The certification processes leading up to this date vary from state to state, but the final step is the same everywhere under federal law: The governor of each state must compile the certified results and send them to Congress, along with the names of the state’s Electoral College delegates.
Monday, Dec. 14
Electors will meet on Dec. 14 in their respective states and cast their votes. This vote is, constitutionally, what determines the next president.
Biden has 306 electoral votes to Trump’s 232. Many states formally require their electors to vote for the candidate they pledged to vote for, generally the winner of the state’s popular vote. Historically, rogue electors have been few and far between, and have never altered the outcome.
Wednesday, Jan. 6
Congress is ultimately responsible for counting and certifying the votes cast by the Electoral College, and it is scheduled to do so on Jan. 6.
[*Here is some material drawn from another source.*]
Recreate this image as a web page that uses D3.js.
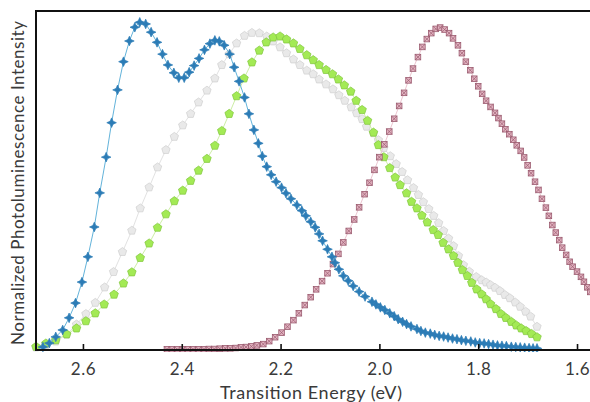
<!DOCTYPE html>
<html>
<head>
<meta charset="utf-8">
<script src="https://cdn.jsdelivr.net/npm/d3@7"></script>
<style>
body { margin: 0; background: #fff; }
svg text { font-family: "Lato", "DejaVu Sans", sans-serif; fill: #3a3a3a; }
</style>
</head>
<body>
<div id="chart-area"></div>
<script>
// energies (eV) and normalized intensities
var blueEnergy = [2.681,2.668,2.655,2.641,2.628,2.615,2.602,2.590,2.577,2.566,2.553,2.542,2.530,2.518,2.506,2.495,2.485,2.473,2.462,2.450,2.439,2.428,2.416,2.406,2.395,2.385,2.375,2.365,2.354,2.343,2.333,2.324,2.314,2.303,2.294,2.284,2.273,2.264,2.254,2.245,2.237,2.228,2.219,2.209,2.198,2.189,2.179,2.167,2.157,2.149,2.139,2.130,2.122,2.115,2.105,2.096,2.090,2.082,2.073,2.063,2.053,2.041,2.029,2.015,2.007,1.998,1.989,1.979,1.970,1.962,1.953,1.945,1.936,1.924,1.916,1.907,1.897,1.888,1.879,1.870,1.861,1.852,1.843,1.834,1.825,1.815,1.806,1.797,1.788,1.779,1.770,1.761,1.752,1.743,1.733,1.724,1.715,1.706,1.697,1.689,1.681];
var blueIntensity = [0.009,0.021,0.040,0.061,0.098,0.143,0.207,0.284,0.375,0.479,0.588,0.693,0.793,0.879,0.942,0.984,0.999,0.994,0.969,0.938,0.902,0.869,0.845,0.830,0.830,0.847,0.867,0.889,0.915,0.934,0.944,0.941,0.929,0.902,0.862,0.819,0.770,0.720,0.671,0.630,0.591,0.559,0.534,0.513,0.495,0.478,0.461,0.442,0.425,0.409,0.391,0.374,0.354,0.333,0.307,0.284,0.266,0.246,0.226,0.211,0.195,0.178,0.163,0.147,0.139,0.130,0.122,0.112,0.103,0.094,0.086,0.079,0.072,0.064,0.058,0.053,0.050,0.046,0.043,0.041,0.038,0.035,0.033,0.030,0.028,0.026,0.023,0.021,0.020,0.018,0.016,0.014,0.013,0.012,0.010,0.009,0.008,0.007,0.006,0.005,0.005];

var greyEnergy = [2.695,2.675,2.655,2.633,2.613,2.594,2.575,2.556,2.538,2.520,2.501,2.484,2.466,2.449,2.432,2.415,2.398,2.382,2.366,2.349,2.333,2.319,2.304,2.289,2.273,2.258,2.243,2.228,2.215,2.201,2.188,2.174,2.161,2.147,2.134,2.122,2.108,2.094,2.082,2.070,2.057,2.046,2.035,2.026,2.012,2.002,1.991,1.978,1.966,1.954,1.943,1.931,1.921,1.911,1.900,1.890,1.880,1.870,1.860,1.850,1.840,1.830,1.818,1.804,1.793,1.784,1.775,1.766,1.756,1.746,1.736,1.725,1.715,1.704,1.694,1.681];
var greyIntensity = [0.008,0.015,0.026,0.047,0.078,0.110,0.144,0.191,0.238,0.299,0.364,0.432,0.496,0.557,0.610,0.650,0.685,0.720,0.755,0.791,0.828,0.869,0.902,0.935,0.958,0.967,0.966,0.956,0.941,0.923,0.905,0.886,0.869,0.852,0.841,0.825,0.810,0.795,0.777,0.760,0.740,0.722,0.704,0.681,0.661,0.640,0.616,0.591,0.567,0.543,0.518,0.494,0.473,0.451,0.430,0.409,0.387,0.363,0.340,0.317,0.287,0.259,0.239,0.223,0.213,0.206,0.198,0.190,0.180,0.168,0.158,0.145,0.132,0.117,0.102,0.071];

var greenEnergy = [2.695,2.675,2.655,2.633,2.613,2.594,2.575,2.557,2.537,2.518,2.501,2.484,2.466,2.449,2.432,2.415,2.398,2.382,2.366,2.349,2.333,2.319,2.304,2.289,2.274,2.258,2.243,2.229,2.215,2.201,2.188,2.174,2.161,2.147,2.134,2.122,2.108,2.095,2.083,2.071,2.058,2.047,2.035,2.024,2.012,2.002,1.991,1.979,1.968,1.958,1.945,1.935,1.924,1.914,1.903,1.891,1.881,1.871,1.860,1.850,1.841,1.832,1.822,1.813,1.803,1.793,1.784,1.775,1.764,1.754,1.744,1.733,1.723,1.713,1.703,1.692,1.681];
var greenIntensity = [0.010,0.020,0.030,0.048,0.066,0.088,0.112,0.139,0.169,0.203,0.237,0.281,0.325,0.373,0.414,0.454,0.486,0.516,0.547,0.583,0.623,0.668,0.720,0.774,0.828,0.877,0.913,0.938,0.953,0.956,0.947,0.935,0.918,0.899,0.884,0.869,0.854,0.841,0.825,0.807,0.788,0.760,0.732,0.699,0.663,0.625,0.588,0.555,0.526,0.503,0.478,0.452,0.432,0.410,0.389,0.366,0.351,0.327,0.307,0.287,0.266,0.244,0.226,0.205,0.185,0.170,0.155,0.140,0.125,0.110,0.098,0.086,0.075,0.066,0.058,0.049,0.039];

var pinkEnergy = [2.430,2.420,2.409,2.398,2.388,2.377,2.366,2.355,2.345,2.334,2.323,2.312,2.302,2.291,2.280,2.270,2.259,2.248,2.235,2.223,2.211,2.198,2.186,2.174,2.163,2.151,2.139,2.128,2.116,2.105,2.094,2.083,2.073,2.062,2.051,2.041,2.030,2.020,2.010,2.000,1.990,1.980,1.970,1.960,1.950,1.941,1.932,1.922,1.913,1.904,1.895,1.886,1.877,1.868,1.859,1.851,1.841,1.833,1.825,1.816,1.808,1.800,1.792,1.784,1.775,1.766,1.759,1.752,1.745,1.737,1.729,1.722,1.714,1.707,1.700,1.693,1.685,1.678,1.671,1.663,1.657,1.650,1.643,1.636,1.630,1.622,1.615,1.609,1.600,1.592,1.586,1.579,1.573,1.565];
var pinkIntensity = [0.002,0.002,0.002,0.002,0.002,0.002,0.002,0.002,0.003,0.003,0.004,0.005,0.005,0.006,0.008,0.009,0.011,0.014,0.018,0.027,0.039,0.053,0.071,0.091,0.112,0.137,0.161,0.185,0.210,0.234,0.262,0.293,0.328,0.363,0.398,0.435,0.475,0.510,0.549,0.588,0.627,0.666,0.705,0.744,0.784,0.822,0.858,0.893,0.924,0.948,0.966,0.979,0.983,0.977,0.966,0.950,0.929,0.905,0.879,0.853,0.827,0.804,0.781,0.760,0.741,0.723,0.707,0.690,0.673,0.658,0.641,0.624,0.607,0.587,0.563,0.539,0.513,0.488,0.461,0.434,0.409,0.381,0.358,0.335,0.312,0.290,0.269,0.254,0.239,0.223,0.208,0.191,0.177,0.162];

var xTicks = [2.6, 2.4, 2.2, 2.0, 1.8, 1.6];

var margin = {left: 36, top: 11};
var width = 564;
var height = 339;

var svg = d3.select("#chart-area").append("svg")
    .attr("width", 590)
    .attr("height", 402);

var g = svg.append("g")
    .attr("transform", "translate(" + margin.left + "," + margin.top + ")");

var x = d3.scaleLinear()
    .domain([2.695, 1.5535])
    .range([0, width]);

var y = d3.scaleLinear()
    .domain([0, 1.0335])
    .range([height, 0]);

g.append("clipPath").attr("id", "plot-clip")
    .append("rect")
    .attr("x", -6).attr("y", -2)
    .attr("width", width + 6).attr("height", height + 4);

function pairs(es, is) {
    var n = Math.min(es.length, is.length);
    var out = [];
    for (var i = 0; i < n; i++) out.push({e: es[i], v: is[i]});
    return out;
}

function pentagon(r) {
    var pts = [];
    for (var k = 0; k < 5; k++) {
        var a = -Math.PI / 2 + k * 2 * Math.PI / 5;
        pts.push([r * Math.cos(a), r * Math.sin(a)]);
    }
    return "M" + pts.join("L") + "Z";
}

function star4(r, ri) {
    var pts = [];
    for (var k = 0; k < 8; k++) {
        var a = -Math.PI / 2 + k * Math.PI / 4;
        var rr = (k % 2 === 0) ? r : ri;
        pts.push([rr * Math.cos(a), rr * Math.sin(a)]);
    }
    return "M" + pts.join("L") + "Z";
}

var series = [
    {name: "grey", data: pairs(greyEnergy, greyIntensity), line: "#e2e2e2", fill: "#e9e9e9", stroke: "#cfcfcf", marker: pentagon(4.4)},
    {name: "green", data: pairs(greenEnergy, greenIntensity), line: "#cdeea6", fill: "#a3ea55", stroke: "#7fc63b", marker: pentagon(4.5)},
    {name: "pink", data: pairs(pinkEnergy, pinkIntensity), line: "#ecc6d0", fill: "#e2b2c0", stroke: "#9a5a6e", marker: "box"},
    {name: "blue", data: pairs(blueEnergy, blueIntensity), line: "#63b3da", fill: "#2c7cb6", stroke: "#2c7cb6", marker: star4(4.8, 2.1)}
];

var line = d3.line()
    .x(function(d) { return x(d.e); })
    .y(function(d) { return y(d.v); });

var plot = g.append("g").attr("clip-path", "url(#plot-clip)");

series.forEach(function(s) {
    var sg = plot.append("g").attr("class", "series-" + s.name);

    sg.append("path")
        .datum(s.data)
        .attr("fill", "none")
        .attr("stroke", s.line)
        .attr("stroke-width", 1)
        .attr("d", line);

    var pts = sg.selectAll("g.pt").data(s.data).enter()
        .append("g")
        .attr("class", "pt")
        .attr("transform", function(d) { return "translate(" + x(d.e) + "," + y(d.v) + ")"; });

    if (s.marker === "box") {
        pts.append("rect")
            .attr("x", -2.8).attr("y", -2.8)
            .attr("width", 5.6).attr("height", 5.6)
            .attr("fill", s.fill)
            .attr("stroke", s.stroke)
            .attr("stroke-width", 0.8);
        pts.append("path")
            .attr("d", "M-2.8,-2.8L2.8,2.8M2.8,-2.8L-2.8,2.8")
            .attr("stroke", s.stroke)
            .attr("stroke-width", 0.7);
    } else {
        pts.append("path")
            .attr("d", s.marker)
            .attr("fill", s.fill)
            .attr("stroke", s.stroke)
            .attr("stroke-width", 0.7);
    }
});

// x axis with inward ticks
var xAxisCall = d3.axisBottom(x)
    .tickValues(xTicks)
    .tickFormat(d3.format(".1f"))
    .tickSizeInner(-6)
    .tickSizeOuter(0)
    .tickPadding(13);

var xAxis = g.append("g")
    .attr("class", "x-axis")
    .attr("transform", "translate(0," + height + ")")
    .call(xAxisCall);
xAxis.select(".domain").remove();
xAxis.selectAll(".tick line").attr("stroke", "#111").attr("stroke-width", 1.6);
xAxis.selectAll(".tick text").attr("font-size", "17px").attr("fill", "#3a3a3a")
    .attr("letter-spacing", "0.5px");

// frame: bottom, left, top
g.append("line").attr("x1", -1).attr("x2", width).attr("y1", height).attr("y2", height)
    .attr("stroke", "#111").attr("stroke-width", 2);
g.append("line").attr("x1", 0).attr("x2", 0).attr("y1", 0).attr("y2", height + 1)
    .attr("stroke", "#111").attr("stroke-width", 2);
g.append("line").attr("x1", -1).attr("x2", width).attr("y1", 0).attr("y2", 0)
    .attr("stroke", "#111").attr("stroke-width", 2);

g.append("text")
    .attr("class", "x axis-label")
    .attr("x", 311 - margin.left)
    .attr("y", 399 - margin.top)
    .attr("font-size", "18px")
    .attr("text-anchor", "middle")
    .attr("textLength", 182)
    .text("Transition Energy (eV)");

g.append("text")
    .attr("class", "y axis-label")
    .attr("transform", "rotate(-90)")
    .attr("x", -(183 - margin.top))
    .attr("y", 24 - margin.left)
    .attr("font-size", "17px")
    .attr("text-anchor", "middle")
    .attr("textLength", 324)
    .text("Normalized Photoluminescence Intensity");
</script>
</body>
</html>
If there are still disputes at this point — if Republican legislators in a state were to appoint a pro-Trump Electoral College slate in opposition to voters’ will, for instance, and the Democratic governor of the state were to appoint a pro-Biden slate — it would be Congress’ job to resolve them. Election law experts say that under federal statute, the governor’s slate should be favored.
Wednesday, Jan. 20
Biden will be sworn in as the 46th president of the United States.